Argentina inflation snaps Milei’s five-month slowdown streak
Argentina recorded the first monthly pick-up in inflation of the year, marking a slight reversal of the downward streak President Javier Milei has put in motion.
Argentina recorded the first monthly pick-up in inflation of the year, marking a slight reversal of the downward streak President Javier Milei put in motion with his aggressive economic shock therapy.
Consumer prices rose 4.6 percent in June from May, below the 5.1 percent median forecast from economists in a Bloomberg survey. Annual inflation slowed a notch to 271.5 percent, according to government data published Friday.
Utilities led all categories in price hikes as Argentines’ electricity and gas bills soared in June while Milei slashed generous subsidies that have allowed most households to pay less than five percent of the real cost of electricity for years. In doing so, the administration more than doubled energy bills for middle-class residences and set limits on how much poor households can consume while benefitting from the government assistance.
To maintain voters’ support and keep consumer prices in check in July, the libertarian leader postponed further increases to fuel taxes and utility prices that together would have added 1.2 percentage points to monthly inflation, according to JPMorgan Chase & Co.
Monthly inflation eased quickly from a three-decade high of 25.5 percent in December to 4.2 percent in May.
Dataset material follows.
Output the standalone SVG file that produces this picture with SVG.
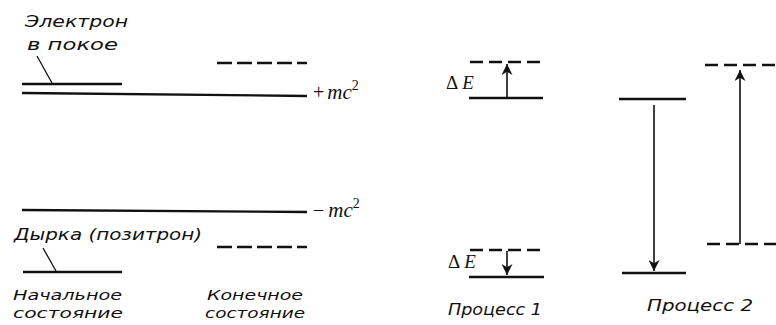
<svg xmlns="http://www.w3.org/2000/svg" width="776" height="325" viewBox="0 0 776 325">
<defs>
<style>
.lbl{font-family:"DejaVu Sans","Liberation Sans",sans-serif;font-style:oblique;font-size:16px;fill:#111}
.sm{font-size:14.5px}
.math{font-family:"Liberation Serif","DejaVu Serif",serif;font-style:italic;fill:#111}
.up{font-family:"Liberation Serif","DejaVu Serif",serif;fill:#111}
.lvl{stroke:#111;stroke-width:2.3;fill:none}
.dash{stroke:#111;stroke-width:2.3;fill:none;stroke-dasharray:13 6}
.ld{stroke:#111;stroke-width:1.3;fill:none}
.arr{stroke:#111;stroke-width:1.6;fill:none}
</style>
<marker id="ah" viewBox="0 0 10 10" refX="10" refY="5" markerWidth="11" markerHeight="11" markerUnits="userSpaceOnUse" orient="auto">
<path d="M0,0 L10,5 L0,10 L3,5 Z" fill="#111"/>
</marker>
</defs>

<g id="initial-state">
<text class="lbl" x="25" y="27" textLength="103" lengthAdjust="spacingAndGlyphs">Электрон</text>
<text class="lbl" x="27" y="50" textLength="91" lengthAdjust="spacingAndGlyphs">в покое</text>
<line class="lvl" x1="22" y1="84" x2="122" y2="84"/>
<text class="lbl" x="14" y="240" textLength="188" lengthAdjust="spacingAndGlyphs">Дырка (позитрон)</text>
<line class="lvl" x1="23" y1="272" x2="122" y2="272"/>
<text class="lbl sm" x="13" y="300" textLength="109" lengthAdjust="spacingAndGlyphs">Начальное</text>
<text class="lbl sm" x="13" y="318" textLength="110" lengthAdjust="spacingAndGlyphs">состояние</text>
</g>

<g id="levels">
<path class="lvl" d="M22,93 L307,96"/>
<text x="313" y="99"><tspan class="up" style="font-size:20px">+</tspan><tspan class="math" dx="3" style="font-size:21px">mc</tspan><tspan class="up" dy="-9" style="font-size:14px">2</tspan></text>
<path class="lvl" d="M22,210 L307,212"/>
<text x="313" y="217"><tspan class="up" style="font-size:20px">−</tspan><tspan class="math" dx="4" style="font-size:21px">mc</tspan><tspan class="up" dy="-9" style="font-size:14px">2</tspan></text>
</g>

<g id="final-state">
<line class="dash" x1="217" y1="63" x2="307" y2="63" style="stroke-dasharray:15 5"/>
<line class="dash" x1="217" y1="247" x2="307" y2="247" style="stroke-dasharray:15 5"/>
<text class="lbl sm" x="207" y="300" textLength="96" lengthAdjust="spacingAndGlyphs">Конечное</text>
<text class="lbl sm" x="205" y="318" textLength="100" lengthAdjust="spacingAndGlyphs">состояние</text>
</g>

<g id="process-1">
<text x="446" y="89"><tspan class="up" style="font-size:19px">Δ</tspan><tspan class="math" dx="4" style="font-size:19px">E</tspan></text>
<line class="dash" x1="470" y1="62" x2="541" y2="62"/>
<line class="lvl" x1="469" y1="98" x2="543" y2="98"/>
<text x="448" y="268"><tspan class="up" style="font-size:19px">Δ</tspan><tspan class="math" dx="4" style="font-size:19px">E</tspan></text>
<line class="dash" x1="470" y1="250" x2="543" y2="250"/>
<line class="lvl" x1="469" y1="277" x2="544" y2="277"/>
<text class="lbl" x="448" y="315" textLength="94" lengthAdjust="spacingAndGlyphs">Процесс 1</text>
</g>

<g id="process-2">
<line class="lvl" x1="619" y1="99" x2="686" y2="99"/>
<line class="lvl" x1="622" y1="273" x2="686" y2="273"/>
<line class="dash" x1="705" y1="65" x2="776" y2="65"/>
<line class="dash" x1="707" y1="244" x2="776" y2="244"/>
<text class="lbl" x="647" y="311" textLength="106" lengthAdjust="spacingAndGlyphs">Процесс 2</text>
</g>

<g id="connectors">
<line class="ld" x1="37" y1="56" x2="52" y2="83"/>
<line class="ld" x1="43" y1="248" x2="56" y2="271"/>
<line class="arr" x1="507" y1="98" x2="507" y2="64" marker-end="url(#ah)"/>
<line class="arr" x1="507" y1="251" x2="507" y2="275" marker-end="url(#ah)"/>
<line class="arr" x1="654" y1="105" x2="654" y2="271" marker-end="url(#ah)"/>
<line class="arr" x1="740" y1="244" x2="740" y2="70" marker-end="url(#ah)"/>
</g>
</svg>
A slow two-percent monthly depreciation of the official peso following an initial 54 percent devaluation has helped keep price growth in check.
The need to keep a lid on inflation going forward is also the main reason the government refuses to budge on the rate of depreciation, despite growing signs the exchange rate is overvalued.
Since taking office in December, Milei has frozen nearly all public works and allowed pensions and public wage growth to trail inflation. The brutal austerity measures have taken a toll on consumption, construction and manufacturing, deepening a recession that is expected to reverse in 2025.
With inflation picking up, greater attention will now turn to the Central Bank’s benchmark rate, which Economy Minister Luis Caputo said last month would no longer lag behind inflation.
Later in July, the Central Bank will swap out its repo notes for new Treasury debt, which would become the monetary policy instrument. The move would free the institution to move to positive real rates without ballooning its liabilities.